Readers want the gray area and all the uncomfortable questions that live there . . . Sometimes the good guys do lose, or realize they weren’t as good as they thought they were. Sometimes the evil corporation wins the lawsuit . . . The Great Gatsby dies and the people who kill him go on with their lives as if nothing happened. And we know all too well what happens to poor Lenny.

This is the story the narrators construct, one with gray area, a villain who doesn’t know she’s a villain, and a character like poor Lenny situated in a plot that doesn’t end how the reader might want it to—just as they learned in workshop.

By the second residency, the narrators admit that “Hannah and Leslie had always been a source of intrigue, but across the January residency their pull grew into something more, from interest to fascination, and finally obsession.” Rather than the more mundane “pink,” Leslie’s silk slip party dress is “the color of a fresh head wound,” and later simply “gash-colored.” In another exaggerated simile, “Hannah’s laugh was like outdoor seating in front of sidewalk cafés on the first real day of spring—a call impossible to ignore.” But Jimmy, by that second residency, is dead. “The fact is that two months and four days before we were scheduled to return to campus for our second residency, Jimmy hanged himself with a scrap of old rope in his sometimes-father’s garage,” the narrators state. Surprisingly, the tragedy happens not within the bounds of the campus, but in the in-between time, when the campus and the campus novel are on pause. “[A]fter a few days of hushed cafeteria speculation, we silently, collectively decided that the best, only thing to do was to go back to telling stories the way we had been,” the narrators write. “Stories that, no matter how dire or depressing or tragic, had some sense of beauty or art to them, even if it was just an arresting image or moving line. Virtues that, as hard as we looked and as eager as we were to apply them, couldn’t be found in what Professor Pearl had told us that first morning.” Just as the tragedy has unfolded away from campus, the narrators’ writing abilities are tested; they must do more than what they’ve learned in the program. The tragedy of Jimmy’s suicide is a story they can only tell by pulling together their scraps of information into some sort of narrative arc. “We weren’t grief whores,” the narrators say, “we just knew that to write about anything really well you had to be able to picture it.” They’ve stitched this story together strategically not to be sensationalists, they explain, but just to tell the story well.

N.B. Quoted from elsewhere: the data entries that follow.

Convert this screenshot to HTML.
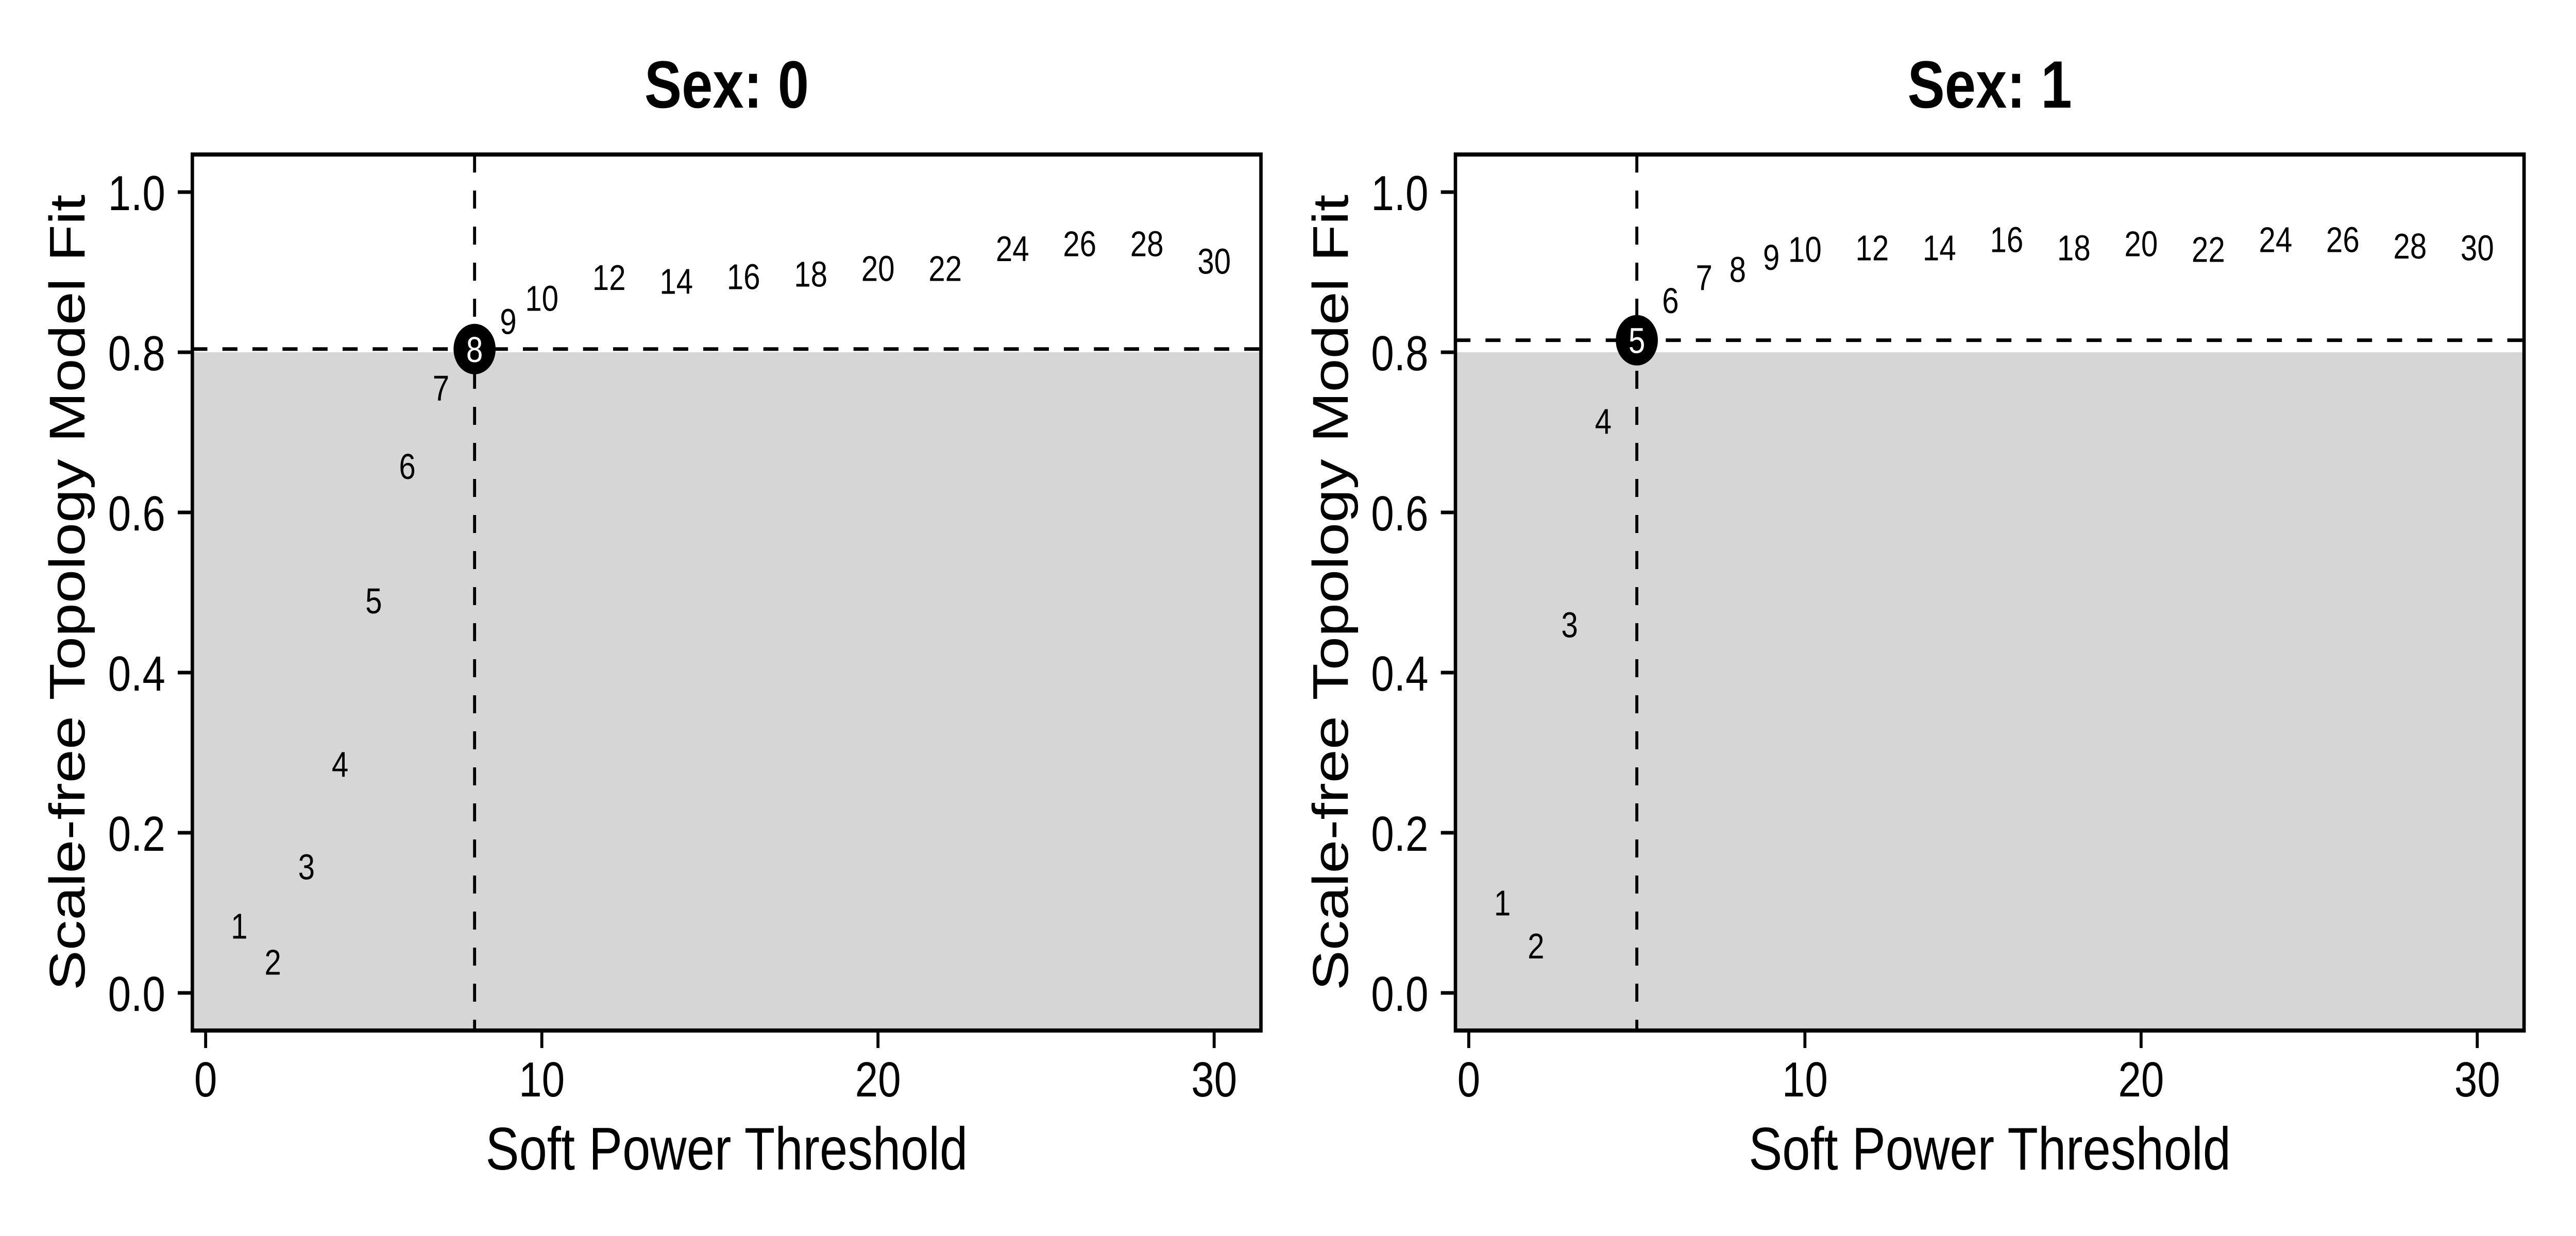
<!DOCTYPE html>
<html><head><meta charset="utf-8"><style>
html,body{margin:0;padding:0;background:#fff;overflow:hidden;width:100%;height:100%;}
svg{display:block;width:100vw;height:100vh;font-family:"Liberation Sans",Arial,sans-serif;}
</style></head><body>
<svg id="chart" viewBox="0 0 6000 2400" preserveAspectRatio="none" xmlns="http://www.w3.org/2000/svg"><g id="root"></g></svg>
<script>
const powers = [1,2,3,4,5,6,7,8,9,10,12,14,16,18,20,22,24,26,28,30];
const fitSex0 = [0.084,0.039,0.158,0.286,0.49,0.658,0.756,0.804,0.839,0.868,0.894,0.889,0.895,0.898,0.905,0.905,0.930,0.936,0.936,0.914];
const fitSex1 = [0.113,0.059,0.46,0.714,0.815,0.865,0.894,0.904,0.919,0.929,0.931,0.931,0.941,0.931,0.936,0.929,0.941,0.941,0.933,0.931];
const selectedPower = [8,5];
const panelTitles = ["Sex: 0","Sex: 1"];
const xTicks = [0,10,20,30];
const yTicks = [0,0.2,0.4,0.6,0.8,1.0];
const yTickLabels = ["0.0","0.2","0.4","0.6","0.8","1.0"];
const cutoff = 0.8;

const NS = "http://www.w3.org/2000/svg";
const svg = document.getElementById('root');
function mk(tag, attrs, parent, text){
  const e = document.createElementNS(NS, tag);
  for (const k in attrs) e.setAttribute(k, attrs[k]);
  if (text !== undefined) e.textContent = text;
  parent.appendChild(e);
  return e;
}
const series = [fitSex0, fitSex1];
const offsets = [0, 2942];
for (let p = 0; p < 2; p++) {
  const off = offsets[p];
  const L = 448 + off, R = 2937 + off, T = 300, B = 2001;
  const xs = v => 479 + off + v * 78.3;
  const ys = v => 1928 - v * 1555;
  const g = mk('g', {}, svg);
  
  
  const bg = mk('rect', {x:L, y:ys(cutoff), width:R-L, height:B-ys(cutoff), fill:'#d6d6d6'}, g);
  
  
  const sel = selectedPower[p];
  const selVal = series[p][powers.indexOf(sel)];
  const vl = mk('line', {x1:xs(sel), x2:xs(sel), y1:T, y2:B, stroke:'#000', 'stroke-width':7, 'stroke-dasharray':'35 35'}, g);
  
  
  const hl = mk('line', {x1:L, x2:R, y1:ys(selVal), y2:ys(selVal), stroke:'#000', 'stroke-width':7, 'stroke-dasharray':'35 35'}, g);
  
  
  powers.forEach((pw, i) => {
    const v = series[p][i];
    if (pw === sel) {
      const c = mk('circle', {cx:xs(pw), cy:ys(v), r:49, fill:'#000'}, g);
      
      
      const t = mk('text', {x:xs(pw), y:ys(v)+25, 'font-size':70, 'text-anchor':'middle', fill:'#fff'}, g, String(pw));
      
      
    } else {
      const t = mk('text', {x:xs(pw), y:ys(v)+25, 'font-size':70, 'text-anchor':'middle', fill:'#000'}, g, String(pw));
      
      
    }
  });
  const fr = mk('rect', {x:L, y:T, width:R-L, height:B-T, fill:'none', stroke:'#000', 'stroke-width':8}, g);
  
  
  xTicks.forEach(v => {
    const tk = mk('line', {x1:xs(v), x2:xs(v), y1:B+4, y2:B+34, stroke:'#000', 'stroke-width':7}, g);
    
    
    const tl = mk('text', {x:xs(v), y:2129, 'font-size':96, 'text-anchor':'middle', fill:'#000'}, g, String(v));
    
    
  });
  yTicks.forEach((v, i) => {
    const tk = mk('line', {x1:L-34, x2:L-4, y1:ys(v), y2:ys(v), stroke:'#000', 'stroke-width':7}, g);
    
    
    const tl = mk('text', {x:L-63, y:ys(v)+35, 'font-size':96, 'text-anchor':'end', fill:'#000'}, g, yTickLabels[i]);
    
    
  });
  const xt = mk('text', {x:(L+R)/2, y:2271, 'font-size':117, 'text-anchor':'middle', fill:'#000'}, g, 'Soft Power Threshold');
  
  
  const yx = 197 + off, yy = (T+B)/2;
  const yt = mk('text', {x:yx, y:yy, 'font-size':117, 'text-anchor':'middle', fill:'#000', transform:'rotate(-90 '+yx+' '+yy+')'}, g, 'Scale-free Topology Model Fit');
  
  
  const tt = mk('text', {x:(L+R)/2, y:209, 'font-size':130, 'font-weight':'bold', 'text-anchor':'middle', fill:'#000'}, g, panelTitles[p]);
  
  
}
</script>
</body></html>
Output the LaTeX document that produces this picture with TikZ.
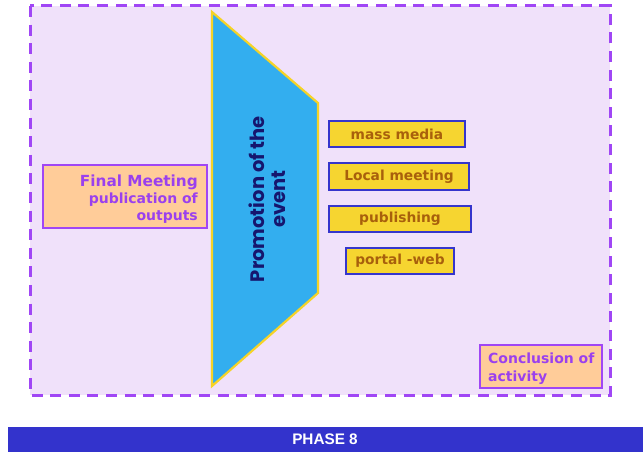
\documentclass[tikz,border=0pt]{standalone}
\usepackage{fontspec}
\setmainfont{DejaVu Sans}
\newfontfamily\promfont{Poppins}
\newfontfamily\barfont{Liberation Sans}
\definecolor{lav}{HTML}{F0E1FA}
\definecolor{dashpurple}{HTML}{A046F5}
\definecolor{trapblue}{HTML}{33AEEF}
\definecolor{trapedge}{HTML}{F5D327}
\definecolor{navytext}{HTML}{16166E}
\definecolor{peach}{HTML}{FFCC99}
\definecolor{purptext}{HTML}{9A40EE}
\definecolor{boxyellow}{HTML}{F6D530}
\definecolor{boxblue}{HTML}{3535CC}
\definecolor{browntext}{HTML}{A8600C}
\definecolor{barblue}{HTML}{3333CC}
\begin{document}
\begin{tikzpicture}[x=1pt,y=-1pt,
  peachbox/.style={draw=dashpurple,line width=2.4pt,fill=peach,inner sep=0pt},
  ybox/.style={draw=boxblue,line width=2.4pt,fill=boxyellow,inner sep=0pt,
    font=\bfseries\fontsize{13.8}{16}\selectfont,text=browntext}]
\useasboundingbox (0,0) rectangle (643,452);
\fill[white] (0,0) rectangle (643,452);
% outer dashed frame
\draw[fill=lav,draw=dashpurple,line width=3pt,dash pattern=on 11pt off 7.6pt] (30,6) rectangle (610,395);
% trapezoid
\draw[fill=trapblue,draw=trapedge,line width=2.2pt,line join=miter]
  (212,12) -- (318,103) -- (318,293) -- (212,386) -- cycle;
\node[rotate=90,align=center,text=navytext,font=\promfont\bfseries\fontsize{19.5}{21}\selectfont] (prom) at (267,199) {Promotion of the\\event};
% final meeting
\node[peachbox,minimum width=164pt,minimum height=63pt] (final) at (125,196.5) {};
\node[anchor=north east,align=right,text=purptext,inner sep=0pt,font=\bfseries\fontsize{14}{17}\selectfont] (finaltxt) at (198,175)
  {{\fontsize{15.3}{17}\selectfont Final Meeting}\\publication of\\outputs};
% right boxes
\node[ybox,minimum width=136pt,minimum height=26pt] (mass) at (397,134) {mass media};
\node[ybox,minimum width=140pt,minimum height=27pt] (local) at (399,176.5) {Local meeting};
\node[ybox,minimum width=142pt,minimum height=26pt] (pub) at (400,219) {publishing};
\node[ybox,minimum width=108pt,minimum height=26pt] (portal) at (400,261) {portal -web};
% conclusion
\node[peachbox,minimum width=122pt,minimum height=43pt] (concl) at (541,366.5) {};
\node[anchor=north west,align=left,text=purptext,inner sep=0pt,font=\bfseries\fontsize{14}{18}\selectfont] (concltxt) at (488,353) {Conclusion of\\activity};
% bottom bar
\fill[barblue] (8,427) rectangle (643,452);
\node[text=white,font=\barfont\bfseries\fontsize{15.3}{17}\selectfont] (phase) at (325,439.5) {PHASE 8};
\end{tikzpicture}
\end{document}
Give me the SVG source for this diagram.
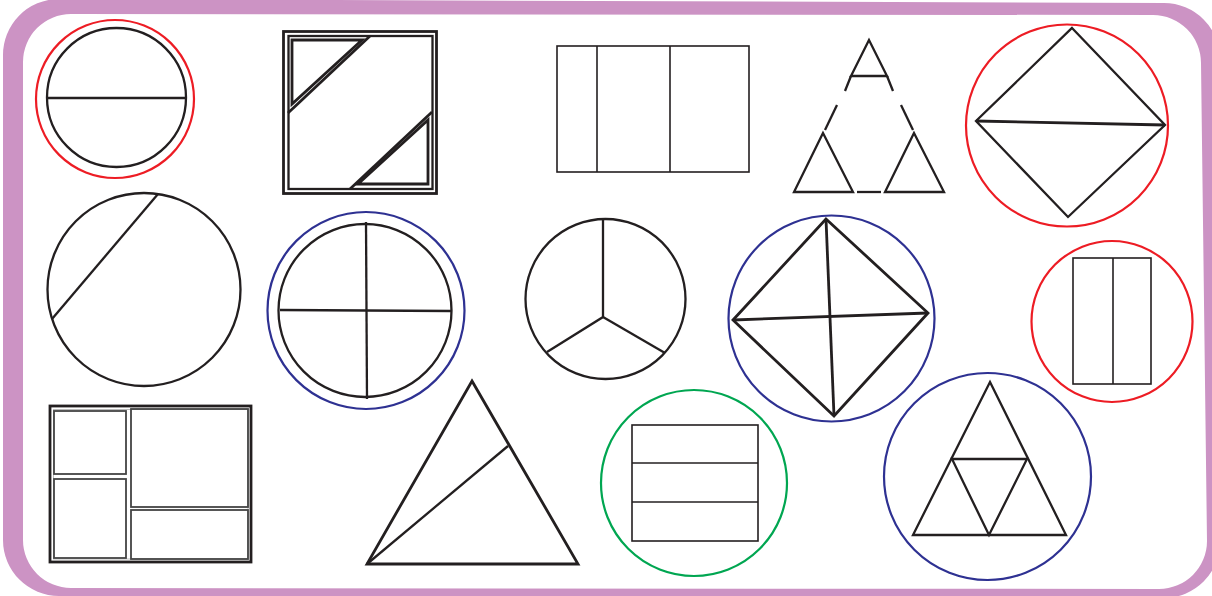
<svg xmlns="http://www.w3.org/2000/svg" width="1212" height="596" viewBox="0 0 1212 596">
<style>
.k{fill:none;stroke:#231f20;stroke-width:2.3;stroke-linejoin:miter}
.k3{fill:none;stroke:#231f20;stroke-width:2.8}
.t{fill:none;stroke:#231f20;stroke-width:1.6}
.red{fill:none;stroke:#ed1c24;stroke-width:2.2}
.blue{fill:none;stroke:#2e3192;stroke-width:2.2}
.green{fill:none;stroke:#00a651;stroke-width:2.2}
.g{fill:none;stroke:#444;stroke-width:1.8}
</style>
<rect width="1212" height="596" fill="#fff"/>
<g id="frame">
<path d="M3 56 A56 56 0 0 1 59 -1 L1164 3 A56 56 0 0 1 1220 59 L1220 542 A56 56 0 0 1 1164 598 L59 596 A56 56 0 0 1 3 540 Z" fill="#cc93c4"/>
<path d="M23 62 A48 48 0 0 1 71 14 L1153 15 A48 48 0 0 1 1201 63 L1207 541 A48 48 0 0 1 1159 589 L71 588 A48 48 0 0 1 23 540 Z" fill="#fff"/>
</g>
<g id="halves-circle">
<circle cx="115" cy="99" r="79" class="red"/>
<circle cx="116.5" cy="97.5" r="69.5" class="k"/>
<line x1="47" y1="98" x2="186" y2="98" class="k"/>
</g>
<g id="square-triangles">
<rect x="283.5" y="31.5" width="153" height="162" class="k3"/>
<rect x="288.5" y="36" width="144" height="153" class="k"/>
<line x1="370" y1="36" x2="288" y2="113" class="k3"/>
<polygon points="292,40 362,40 292,104" class="k3"/>
<line x1="432" y1="112" x2="350" y2="189" class="k3"/>
<polygon points="428,120 428,184 358,184" class="k3"/>
</g>
<g id="rect-thirds">
<rect x="557" y="46" width="192" height="126" class="t"/>
<line x1="597" y1="46" x2="597" y2="172" class="t"/>
<line x1="670" y1="46" x2="670" y2="172" class="t"/>
</g>
<g id="triangle-pieces">
<polygon points="869,40 851,76 887,76" class="k"/>
<line x1="851" y1="76" x2="845" y2="91" class="k"/>
<line x1="887" y1="76" x2="893" y2="91" class="k"/>
<line x1="837" y1="105" x2="825" y2="130" class="k"/>
<line x1="901" y1="105" x2="913" y2="130" class="k"/>
<polygon points="823,133 794,192 853,192" class="k"/>
<polygon points="914,133 885,192 944,192" class="k"/>
<line x1="857" y1="192" x2="881" y2="192" class="k"/>
</g>
<g id="diamond-red">
<circle cx="1067" cy="125.5" r="101" class="red"/>
<polygon points="1072,28 1165,125 1068,217 976,121" class="k"/>
<line x1="976" y1="121" x2="1165" y2="125" class="k3"/>
</g>
<g id="circle-chord">
<circle cx="144" cy="289.5" r="96.5" class="k"/>
<line x1="158" y1="194" x2="52" y2="319" class="k"/>
</g>
<g id="circle-quarters">
<circle cx="366" cy="310.5" r="98.5" class="blue"/>
<circle cx="365" cy="310.5" r="86.5" class="k"/>
<line x1="366" y1="222" x2="367" y2="399" class="k"/>
<line x1="280" y1="310" x2="451" y2="311" class="k"/>
</g>
<g id="circle-thirds">
<circle cx="605.5" cy="299" r="80" class="k"/>
<polyline points="603,219 603,317 547,352" class="k"/>
<line x1="603" y1="317" x2="665" y2="353" class="k"/>
</g>
<g id="diamond-blue">
<circle cx="831.5" cy="318.5" r="103" class="blue"/>
<polygon points="826,219 928,313 834,416 733,320" class="k3"/>
<line x1="826" y1="219" x2="834" y2="416" class="k3"/>
<line x1="733" y1="320" x2="928" y2="313" class="k3"/>
</g>
<g id="rect-halves">
<circle cx="1112" cy="321.5" r="80.5" class="red"/>
<rect x="1073" y="258" width="78" height="126" class="t"/>
<line x1="1113" y1="258" x2="1113" y2="384" class="t"/>
</g>
<g id="rect-parts">
<rect x="50" y="406" width="201" height="156" class="k3"/>
<rect x="53.5" y="409.5" width="194.5" height="149.5" fill="none" stroke="#bbb" stroke-width="1"/>
<rect x="54" y="411" width="72" height="63" class="g"/>
<rect x="54" y="479" width="72" height="79" class="g"/>
<rect x="131" y="409" width="117" height="98" class="g"/>
<rect x="131" y="510" width="117" height="49" class="g"/>
</g>
<g id="triangle-split">
<polygon points="472,381 578,564 367,564" class="k3"/>
<line x1="367" y1="564" x2="508" y2="446" class="k"/>
</g>
<g id="rect-rows">
<circle cx="694" cy="483" r="93" class="green"/>
<rect x="632" y="425" width="126" height="116" class="t"/>
<line x1="632" y1="463" x2="758" y2="463" class="t"/>
<line x1="632" y1="502" x2="758" y2="502" class="t"/>
</g>
<g id="triforce">
<circle cx="987.5" cy="476.5" r="103.5" class="blue"/>
<polygon points="990,382 1066,535 913,535" class="k"/>
<polygon points="952,459 1027,459 989,535" class="k"/>
</g>
</svg>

As with any good campus novel, so begins a small group’s cultish actions. After Simone’s vitriol at workshop, Jimmy was so completely squashed that he became “totally empty of agency or intent, a dummy of surprisingly realist coloring and warmth.” Leslie and Hannah, who the narrators continually refer to as “the girls”—further cultivating the schoolgirl, summer camp vibe commonplace in a campus novel but absurd here given the women’s ages and the program they are enrolled in—blame Simone for Jimmy’s suicide and seek revenge. At one point, the girls mock Simone by stealing her usual chair at a reading, and then they imitate the “mmm-hmmmmes” and “ahhhhes” that are “a common MFA courtesy” and that Simone does especially loudly so that she can be heard above the crowd. “They each sat balanced on the edge of one half of the chair like the two-headed monster they were,” the narrators describe, again casting a sheen of unreality over the scene. Later, when Simone reads an excerpt of her novel, Hannah hears that Simone has plagiarized lines from Jimmy’s poems, which, unbeknownst to Simone, Jimmy also sent to her.

And here lies the impetus for the campus novel’s quintessential expulsion: the girls set out not to murder Simone but to make her dead to the writing world she so clearly relishes being a part of. The girls go to Pearl, the program’s director, where they realize that “for all of Pearl’s compassion for Jimmy, and remorse at what had happened, Simone was going to get away with it. She already had. She was still one of his staff, someone he had vetted and presumably found impressive before approving, and they were just two of his students.” Jimmy is David to Simone’s Goliath. In the end, poor, pitiful Jimmy is Lenny, and we all know too well what happened to him. In constructing this story, the narrators thus use the very lesson Simone used to destroy Jimmy against her in the end.

The girls, however, pull it off: a master plan that banishes Simone from her position in the program as well as topples her from her throne in the writing world. She’s humiliated when the girls bring her plagiarism to light and make her look utterly foolish in the process on exactly the sort of Vermont stormy day the narrators promised will matter. “We all love the part of the story that comes next,” they write before delivering the humiliating scene, “and not only because everyone loves that moment in any story when it starts to look like the good guys might actually have a chance . . . We still counted Hannah and Leslie as the good guys, even if they were the only ones who broke any rules or acted with any overt malice.” Leslie and Hannah can’t bring Jimmy back from the dead, but they can reclaim his words, which they do through a book they put together as their final blow to Simone. “We heard Jimmy’s voice on the page in a way we’d never been able to in life, and it was impossible to drown out or play over, clear and permanent as it was, fixed for all eternity,” the narrators say. The metaphor is made new: David dies, but his words live; Goliath lives, but her words don’t. The book “was maybe the only existing antidote for what Simone had done; the solution to the unsolvable problem that was as much Jimmy’s Goliath as Simone had been.” Though this campus novel may be sensational and absurd, that’s the point: look what story can be wrought from raw material if only you know how to tell it.